## BEGIN
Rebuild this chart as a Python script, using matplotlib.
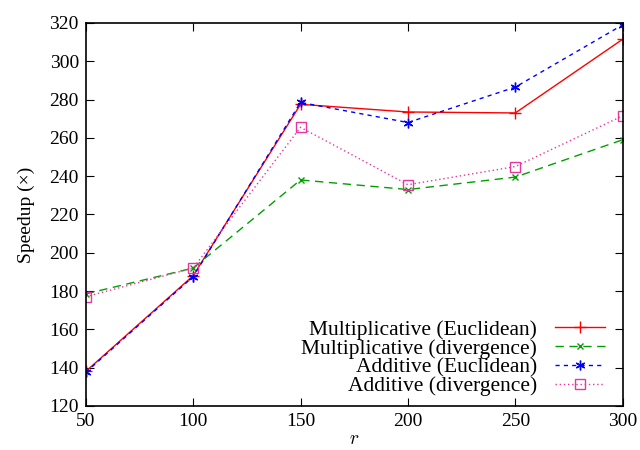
import matplotlib

matplotlib.use("Agg")
import matplotlib.pyplot as plt

plt.rcParams["font.family"] = ["Liberation Serif", "DejaVu Serif"]
plt.rcParams["mathtext.fontset"] = "cm"

r = [50, 100, 150, 200, 250, 300]
mult_euc = [138, 188, 277.5, 273.5, 273, 311.5]
mult_div = [178.5, 192, 238, 233, 239.5, 259]
add_euc = [137.5, 187.5, 278.5, 268, 286.5, 319]
add_div = [177, 192, 265.5, 235.5, 245, 271.5]

fig = plt.figure(figsize=(6.4, 4.5), dpi=100)
ax = fig.add_axes([0.134, 0.098, 0.839, 0.851])

ax.plot(r, mult_euc, color="red", lw=1, marker="+", ms=8, mew=1,
        label="Multiplicative (Euclidean)")
ax.plot(r, mult_div, color="#00a000", lw=1, ls=(0, (6, 4)), marker="x", ms=5, mew=1,
        label="Multiplicative (divergence)")
ax.plot(r, add_euc, color="blue", lw=1, ls=(0, (3, 3)), marker=(6, 2, 0), ms=7, mew=1,
        label="Additive (Euclidean)")
ax.plot(r, add_div, color="#e8359f", lw=1, ls=(0, (1, 2)), marker="s", ms=6.5, mew=1,
        mfc="none", label="Additive (divergence)")

ax.set_xlim(50, 300)
ax.set_ylim(120, 320)
ax.set_xticks(r)
ax.set_yticks(range(120, 321, 20))
for s in ax.spines.values():
    s.set_linewidth(1.2)
ax.tick_params(direction="in", top=True, right=True, length=6, labelsize=14, pad=5)
ax.set_xlabel("$r$", fontsize=14, labelpad=1)
ax.set_ylabel("Speedup (\u00d7)", fontsize=14, labelpad=10)

ax.legend(loc="lower right", bbox_to_anchor=(0.985, 0.0), frameon=False,
          markerfirst=False, fontsize=15.5, handlelength=2.3, labelspacing=-0.06,
          borderaxespad=0.15, handletextpad=0.85, borderpad=0.3)

fig.savefig("out.png")
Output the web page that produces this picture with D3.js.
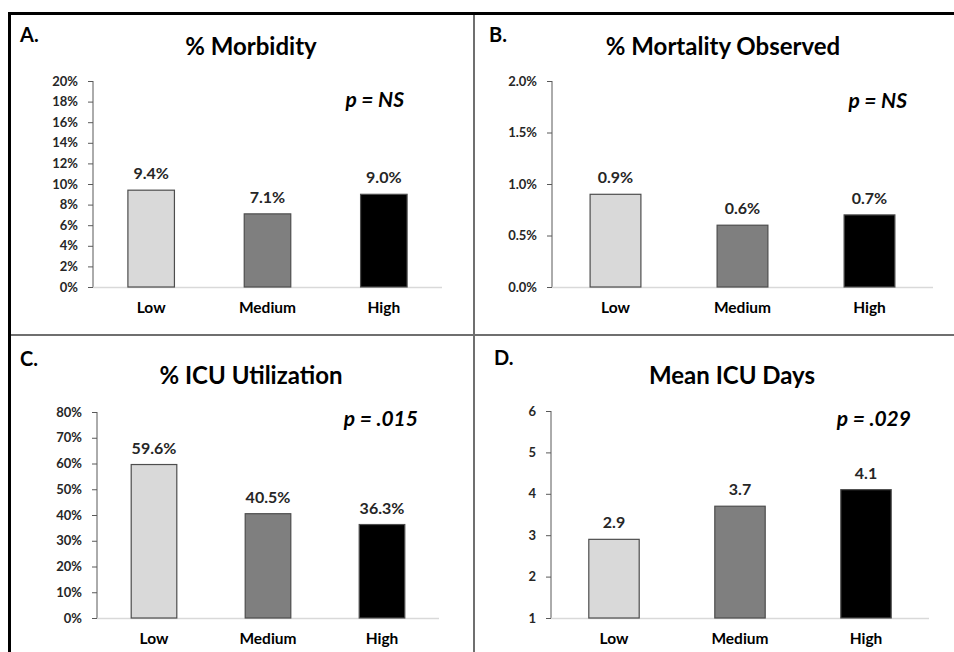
<!DOCTYPE html>
<html>
<head>
<meta charset="utf-8">
<script src="https://cdn.jsdelivr.net/npm/d3@7"></script>
<style>
  body { margin: 0; background: #fff; }
  svg { display: block; font-family: Lato, "Open Sans", sans-serif; }
</style>
</head>
<body>
<div id="dataviz"></div>
<script>
// chart values
var groups = ["Low", "Medium", "High"];
var barColors = ["#d9d9d9", "#7f7f7f", "#000000"];

var morbidity = [9.4, 7.1, 9.0];
var mortality = [0.9, 0.6, 0.7];
var icuUtil = [59.6, 40.5, 36.3];
var icuDays = [2.9, 3.7, 4.1];

var morbidityTicks = [0, 2, 4, 6, 8, 10, 12, 14, 16, 18, 20];
var mortalityTicks = [0, 0.5, 1.0, 1.5, 2.0];
var icuUtilTicks = [0, 10, 20, 30, 40, 50, 60, 70, 80];
var icuDaysTicks = [1, 2, 3, 4, 5, 6];

var letters = ["A.", "B.", "C.", "D."];
var titles = ["% Morbidity", "% Mortality Observed", "% ICU Utilization", "Mean ICU Days"];
var pLabels = ["p = NS", "p = NS", "p = .015", "p = .029"];

// panel layout
var panels = [
    { values: morbidity, ticks: morbidityTicks, tf: function (d) { return d + "%"; }, vf: function (d) { return d.toFixed(1) + "%"; },
      left: 93, right: 442, top: 81, bottom: 287, titleX: 251, titleY: 55, letterX: 20, letterY: 42, pX: 404, pY: 107, catY: 313 },
    { values: mortality, ticks: mortalityTicks, tf: function (d) { return d.toFixed(1) + "%"; }, vf: function (d) { return d.toFixed(1) + "%"; },
      left: 552, right: 933, top: 81, bottom: 287, titleX: 723, titleY: 55, letterX: 489, letterY: 42, pX: 907, pY: 108, catY: 313 },
    { values: icuUtil, ticks: icuUtilTicks, tf: function (d) { return d + "%"; }, vf: function (d) { return d.toFixed(1) + "%"; },
      left: 97, right: 439, top: 412, bottom: 618, titleX: 251, titleY: 384, letterX: 20, letterY: 366, pX: 418, pY: 426, catY: 644 },
    { values: icuDays, ticks: icuDaysTicks, tf: function (d) { return d; }, vf: function (d) { return d.toFixed(1); },
      left: 551, right: 929, top: 411, bottom: 618, titleX: 732, titleY: 384, letterX: 494, letterY: 365, pX: 911, pY: 426, catY: 644 }
];

var svg = d3.select("#dataviz")
    .append("svg")
    .attr("width", 954)
    .attr("height", 652)
    .attr("viewBox", "0 0 954 652");

// frame and dividers
svg.append("line").attr("x1", 474).attr("x2", 474).attr("y1", 13).attr("y2", 652)
    .attr("stroke", "#6f6f6f").attr("stroke-width", 2);
svg.append("line").attr("x1", 9).attr("x2", 954).attr("y1", 335).attr("y2", 335)
    .attr("stroke", "#6f6f6f").attr("stroke-width", 2);
svg.append("line").attr("x1", 8).attr("x2", 954).attr("y1", 13.5).attr("y2", 13.5)
    .attr("stroke", "#000").attr("stroke-width", 3);
svg.append("line").attr("x1", 9.5).attr("x2", 9.5).attr("y1", 12).attr("y2", 652)
    .attr("stroke", "#000").attr("stroke-width", 3);

panels.forEach(function (p, i) {
    var g = svg.append("g");

    var x = d3.scaleBand()
        .domain(groups)
        .range([p.left, p.right])
        .paddingInner(0.6)
        .paddingOuter(0.3);

    var y = d3.scaleLinear()
        .domain([p.ticks[0], p.ticks[p.ticks.length - 1]])
        .range([p.bottom, p.top]);

    // y axis
    var yAxis = g.append("g")
        .attr("transform", "translate(" + p.left + ",0)")
        .call(d3.axisLeft(y).tickValues(p.ticks).tickSize(5).tickPadding(10).tickFormat(p.tf));
    yAxis.attr("font-family", null).attr("font-size", null);
    yAxis.select(".domain").attr("stroke", "#595959").attr("d", "M0," + p.top + "V" + p.bottom);
    yAxis.selectAll(".tick line").attr("stroke", "#595959");
    yAxis.selectAll("text")
        .attr("fill", "#262626")
        .style("font-size", "13px")
        .style("font-weight", "bold");

    // x baseline
    g.append("line")
        .attr("x1", p.left).attr("x2", p.right)
        .attr("y1", p.bottom + 0.5).attr("y2", p.bottom + 0.5)
        .attr("stroke", "#d9d9d9").attr("stroke-width", 1.5);

    // bars
    g.selectAll("rect")
        .data(p.values)
        .enter()
        .append("rect")
        .attr("x", function (d, j) { return x(groups[j]); })
        .attr("y", function (d) { return y(d); })
        .attr("width", x.bandwidth())
        .attr("height", function (d) { return y(p.ticks[0]) - y(d); })
        .attr("fill", function (d, j) { return barColors[j]; })
        .attr("stroke", "#4d4d4d")
        .attr("stroke-width", 1.2);

    // value labels
    g.selectAll(".val")
        .data(p.values)
        .enter()
        .append("text")
        .attr("x", function (d, j) { return x(groups[j]) + x.bandwidth() / 2; })
        .attr("y", function (d) { return y(d) - 11; })
        .attr("text-anchor", "middle")
        .style("font-size", "16px")
        .style("font-weight", "bold")
        .attr("fill", "#262626")
        .text(p.vf);

    // category labels
    g.selectAll(".cat")
        .data(groups)
        .enter()
        .append("text")
        .attr("x", function (d) { return x(d) + x.bandwidth() / 2; })
        .attr("y", p.catY)
        .attr("text-anchor", "middle")
        .style("font-size", "15.5px")
        .style("font-weight", "bold")
        .attr("fill", "#000")
        .text(function (d) { return d; });

    // title, letter, p value
    g.append("text")
        .attr("x", p.titleX).attr("y", p.titleY)
        .attr("text-anchor", "middle")
        .style("font-size", "24px")
        .style("font-weight", "bold")
        .text(titles[i]);

    g.append("text")
        .attr("x", p.letterX).attr("y", p.letterY)
        .style("font-size", "20px")
        .style("font-weight", "bold")
        .text(letters[i]);

    g.append("text")
        .attr("x", p.pX).attr("y", p.pY)
        .attr("text-anchor", "end")
        .style("font-size", "21px")
        .style("font-weight", "bold")
        .style("font-style", "italic")
        .text(pLabels[i]);
});
</script>
</body>
</html>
## END
Without the pictures, give again exactly the lines above starting at the line containing "Output the web" and ending at the line containing "var icuDays = [2.9, 3.7, 4.1];".

Output the web page that produces this picture with D3.js.
<!DOCTYPE html>
<html>
<head>
<meta charset="utf-8">
<script src="https://cdn.jsdelivr.net/npm/d3@7"></script>
<style>
  body { margin: 0; background: #fff; }
  svg { display: block; font-family: Lato, "Open Sans", sans-serif; }
</style>
</head>
<body>
<div id="dataviz"></div>
<script>
// chart values
var groups = ["Low", "Medium", "High"];
var barColors = ["#d9d9d9", "#7f7f7f", "#000000"];

var morbidity = [9.4, 7.1, 9.0];
var mortality = [0.9, 0.6, 0.7];
var icuUtil = [59.6, 40.5, 36.3];
var icuDays = [2.9, 3.7, 4.1];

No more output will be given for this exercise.